Exceptions are configured by adding users into a group and choosing a different policy for that group, something that could become difficult depending on the variation of authentication hardware in your organization. Once a user has been added and assigned a policy, the user must then enroll in the specified authentication method(s). Although policy configuration could be more granular, this feature alone justifies this product for companies with varying hardware and authentication capabilities by providing them with a single point to manage authentication policies.

Reporting B
Reporting is handled through an easy-to-navigate Web interface. Reports can be generated quickly to provide extensive information about logon activity, such as who logged in, where, how, and if the attempt was successful. Saved and scheduled reporting allows results to be automatically emailed in text format, exported to an FTP site, or posted to a Web location via XML. Executive- and management-level reports are made simple by an easy-to-use grouping mechanism.

Verdict
OneSign ENA does a great job of simplifying the process of updating organizations to use stronger authentication.
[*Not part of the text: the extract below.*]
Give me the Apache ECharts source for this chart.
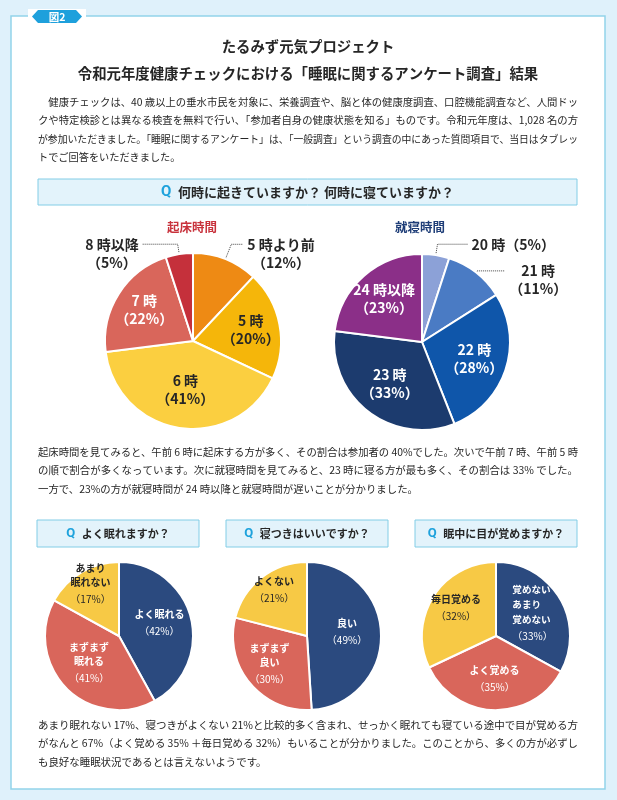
<!DOCTYPE html>
<html><head><meta charset="utf-8">
<script src="https://cdn.jsdelivr.net/npm/echarts@6/dist/echarts.min.js"></script>
<style>html,body{margin:0;padding:0;background:#dff1fb}#c{width:617px;height:800px}</style>
</head><body><div id="c"></div>
<script>
// ---- data ----
const wakeCategories = ['5 時より前', '5 時', '6 時', '7 時', '8 時以降'];
const wakeValues = [12, 20, 41, 22, 5];
const sleepCategories = ['20 時', '21 時', '22 時', '23 時', '24 時以降'];
const sleepValues = [5, 11, 28, 33, 23];
const qualityCategories = ['よく眠れる', 'まずまず\n眠れる', 'あまり\n眠れない'];
const qualityValues = [42, 41, 17];
const onsetCategories = ['良い', 'まずまず\n良い', 'よくない'];
const onsetValues = [49, 30, 21];
const wakingCategories = ['覚めない\nあまり\n覚めない', 'よく覚める', '毎日覚める'];
const wakingValues = [33, 35, 32];

const titleLines = ['たるみず元気プロジェクト', '令和元年度健康チェックにおける「睡眠に関するアンケート調査」結果'];
const introLines = [
  '　健康チェックは、40 歳以上の垂水市民を対象に、栄養調査や、脳と体の健康度調査、口腔機能調査など、人間ドッ',
  'クや特定検診とは異なる検査を無料で行い、「参加者自身の健康状態を知る」ものです。令和元年度は、1,028 名の方',
  'が参加いただきました。「睡眠に関するアンケート」は、「一般調査」という調査の中にあった質問項目で、当日はタブレッ',
  'トでご回答をいただきました。'
];
const middleLines = [
  '起床時間を見てみると、午前 6 時に起床する方が多く、その割合は参加者の 40%でした。次いで午前 7 時、午前 5 時',
  'の順で割合が多くなっています。次に就寝時間を見てみると、23 時に寝る方が最も多く、その割合は 33% でした。',
  '一方で、23%の方が就寝時間が 24 時以降と就寝時間が遅いことが分かりました。'
];
const bottomLines = [
  'あまり眠れない 17%、寝つきがよくない 21%と比較的多く含まれ、せっかく眠れても寝ている途中で目が覚める方',
  'がなんと 67%（よく覚める 35% ＋毎日覚める 32%）もいることが分かりました。このことから、多くの方が必ずし',
  'も良好な睡眠状況であるとは言えないようです。'
];
const mainQuestion = '何時に起きていますか？ 何時に寝ていますか？';
const subtitles = ['起床時間', '就寝時間'];
const smallQuestions = ['よく眠れますか？', '寝つきはいいですか？', '眠中に目が覚めますか？'];

// ---- styles ----
const FONT = '"Noto Sans CJK JP","Noto Sans CJK SC","Noto Sans",sans-serif';
const DARK = '#262626';
const WHITE = '#ffffff';
const wakeColors = ['#ee8a14', '#f5b60a', '#fbcf40', '#d9665b', '#c5303b'];
const wakeText = [DARK, DARK, DARK, WHITE, DARK];
const sleepColors = ['#8ca1d7', '#4a7bc4', '#0f56aa', '#1c3b6e', '#8b2f88'];
const sleepText = [DARK, DARK, WHITE, WHITE, WHITE];
const smallColors = ['#2b4a7f', '#d9665b', '#f7c945'];
const smallText = [WHITE, WHITE, DARK];

function richLines(name, key) {
  return name.split('\n').map(s => '{' + key + '|' + s + '}').join('\n');
}
const dotted = { type: 'dotted', color: '#444', width: 1 };

// push inside labels outward for narrower slices (area-centroid look)
function pushLayout(center, vals, divisor, skip, fixedK) {
  return function (params) {
    if (skip && skip[params.dataIndex]) return {};
    const v = vals[params.dataIndex];
    let k = 1 + Math.min(0.45, Math.max(0, (45 - v) / divisor));
    if (fixedK && fixedK[params.dataIndex] != null) k = fixedK[params.dataIndex];
    const r = params.labelRect;
    const cx = r.x + r.width / 2, cy = r.y + r.height / 2;
    return { x: center[0] + (cx - center[0]) * k, y: center[1] + (cy - center[1]) * k };
  };
}

function bigPie(cats, vals, colors, textColors, center, outside) {
  return {
    type: 'pie', center: center, radius: [0, 88], startAngle: 90, clockwise: true,
    avoidLabelOverlap: false, animation: false, silent: true,
    itemStyle: { borderColor: '#fff', borderWidth: 2 },
    labelLine: { show: false },
    label: {
      show: true, position: 'inside', fontFamily: FONT,
      formatter: p => richLines(p.name, 'n') + '\n{p|（' + p.value + '%）}',
      rich: {
        n: { fontSize: 14, fontWeight: 'bold', lineHeight: 18, fontFamily: FONT },
        p: { fontSize: 14, fontWeight: 'bold', lineHeight: 18, fontFamily: FONT }
      }
    },
    labelLayout: pushLayout(center, vals, 100, outside, null),
    data: cats.map((n, i) => {
      const item = { name: n, value: vals[i], itemStyle: { color: colors[i] }, label: { color: textColors[i] } };
      const o = outside[i];
      if (o) {
        item.label = {
          position: 'outside', color: DARK, distanceToLabelLine: 4,
          padding: o.oneLine ? 0 : [18, 0, 0, 0],
          formatter: o.oneLine
            ? (p => '{n|' + p.name + '}{p|（' + p.value + '%）}')
            : (p => richLines(p.name, 'n') + '\n{p|（' + p.value + '%）}'),
          rich: {
            n: { fontSize: 14, fontWeight: 'bold', lineHeight: 18, fontFamily: FONT, align: 'center' },
            p: { fontSize: 14, fontWeight: 'bold', lineHeight: 18, fontFamily: FONT, align: 'center' }
          }
        };
        item.labelLine = { show: true, length: o.length, length2: o.length2, lineStyle: dotted };
      }
      return item;
    })
  };
}

function smallPie(cats, vals, center, leftAlignIndex) {
  const fixedK = {};
  if (leftAlignIndex >= 0) fixedK[leftAlignIndex] = 1.06;
  return {
    type: 'pie', center: center, radius: [0, 74], startAngle: 90, clockwise: true,
    avoidLabelOverlap: false, animation: false, silent: true,
    itemStyle: { borderColor: '#fff', borderWidth: 2 },
    labelLine: { show: false },
    label: {
      show: true, position: 'inside', fontFamily: FONT,
      formatter: p => richLines(p.name, 'n') + '\n{p|（' + p.value + '%）}',
      rich: {
        n: { fontSize: 10, fontWeight: 'bold', lineHeight: 14, fontFamily: FONT },
        p: { fontSize: 10, fontWeight: 'normal', lineHeight: 20, fontFamily: FONT }
      }
    },
    labelLayout: pushLayout(center, vals, 70, null, fixedK),
    data: cats.map((n, i) => {
      const item = { name: n, value: vals[i], itemStyle: { color: smallColors[i] }, label: { color: smallText[i] } };
      if (i === leftAlignIndex) {
        item.label.rich = {
          n: { fontSize: 9.6, fontWeight: 'bold', lineHeight: 15, fontFamily: FONT, align: 'left' },
          p: { fontSize: 10, fontWeight: 'normal', lineHeight: 19, fontFamily: FONT, align: 'left' }
        };
      }
      return item;
    })
  };
}

const measureCtx = document.createElement('canvas').getContext('2d');
function textLines(lines, x, y0, lh, size, fullWidth) {
  measureCtx.font = size + 'px ' + FONT;
  const widths = lines.map(t => measureCtx.measureText(t).width);
  const scales = widths.map(w => fullWidth / w);
  const full = scales.slice(0, -1);
  const mean = full.reduce((a, b) => a + b, 0) / Math.max(1, full.length);
  return lines.map((t, i) => ({
    type: 'text', x: x, y: y0 + i * lh,
    scaleX: i === lines.length - 1 ? mean : scales[i],
    style: { text: t, fontSize: size, fontFamily: FONT, fill: DARK, align: 'left', verticalAlign: 'middle' }
  }));
}
function banner(x, y, w, h, text, size) {
  return [
    { type: 'rect', shape: { x: x, y: y, width: w, height: h }, style: { fill: '#e3f3fb', stroke: '#82cde6', lineWidth: 1 } },
    { type: 'text', x: x + w / 2, y: y + h / 2,
      style: { text: '{q|Q}  {t|' + text + '}', align: 'center', verticalAlign: 'middle',
        rich: { q: { fontSize: size + 2, fontWeight: 'bold', fill: '#1ea2dc', fontFamily: 'Roboto, "Noto Sans", sans-serif' },
                t: { fontSize: size, fontWeight: 'bold', fill: DARK, fontFamily: FONT } } } }
  ];
}

const graphics = [
  { type: 'rect', shape: { x: 11, y: 16, width: 594, height: 773 }, style: { fill: '#fff', stroke: '#92d3ea', lineWidth: 1.5 } },
  { type: 'rect', shape: { x: 28, y: 9, width: 58, height: 15 }, style: { fill: '#fff' } },
  { type: 'polygon', shape: { points: [[32, 16.5], [38, 10], [76, 10], [82, 16.5], [76, 23], [38, 23]] }, style: { fill: '#1ea0dc' } },
  { type: 'text', x: 57, y: 16.8, style: { text: '図2', fontSize: 10.5, fontWeight: 'bold', fontFamily: FONT, fill: '#fff', align: 'center', verticalAlign: 'middle' } },
  { type: 'text', x: 308, y: 47, style: { text: titleLines[0], fontSize: 14.4, fontWeight: 'bold', fontFamily: FONT, fill: DARK, align: 'center', verticalAlign: 'middle' } },
  { type: 'text', x: 308, y: 74, style: { text: titleLines[1], fontSize: 14.4, fontWeight: 'bold', fontFamily: FONT, fill: DARK, align: 'center', verticalAlign: 'middle' } },
  ...textLines(introLines, 38, 102, 18.5, 10.2, 540),
  ...banner(38, 179, 539, 26, mainQuestion, 13),
  { type: 'text', x: 192, y: 227, style: { text: subtitles[0], fontSize: 12.5, fontWeight: 'bold', fontFamily: FONT, fill: '#c8323c', align: 'center', verticalAlign: 'middle' } },
  { type: 'text', x: 420, y: 227, style: { text: subtitles[1], fontSize: 12.5, fontWeight: 'bold', fontFamily: FONT, fill: '#1f3e78', align: 'center', verticalAlign: 'middle' } },
  ...textLines(middleLines, 38, 452, 18.5, 10.2, 540),
  ...banner(37, 520, 162, 27, smallQuestions[0], 11),
  ...banner(226, 520, 162, 27, smallQuestions[1], 11),
  ...banner(415, 520, 162, 27, smallQuestions[2], 11),
  ...textLines(bottomLines, 38, 725, 18.5, 10.2, 540)
];

const chart = echarts.init(document.getElementById('c'), null, { renderer: 'canvas' });
chart.setOption({
  backgroundColor: '#dff1fb',
  animation: false,
  graphic: { elements: graphics },
  series: [
    bigPie(wakeCategories, wakeValues, wakeColors, wakeText, [193, 341],
      { 0: { length: 16, length2: 12 }, 4: { length: 10, length2: 35 } }),
    bigPie(sleepCategories, sleepValues, sleepColors, sleepText, [422, 342],
      { 0: { length: 11, length2: 30, oneLine: true }, 1: { length: 2, length2: 28 } }),
    smallPie(qualityCategories, qualityValues, [119, 636], -1),
    smallPie(onsetCategories, onsetValues, [307, 636], -1),
    smallPie(wakingCategories, wakingValues, [496, 636], 0)
  ]
});
</script></body></html>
Policy management is simple, but managing a wide variety of hardware authentication would prove to be difficult to maintain in larger organizations.


Testing methodology: Our lab included two Active Directory domain controllers, each in a separate forest. We imported more than 2,000 users from each domain and enrolled them in the various forms of authentication, including passwords, smart cards, fingerprints and tokens. Each authentication mechanism was tested on Windows XP SP2 and Windows 2000 SP4.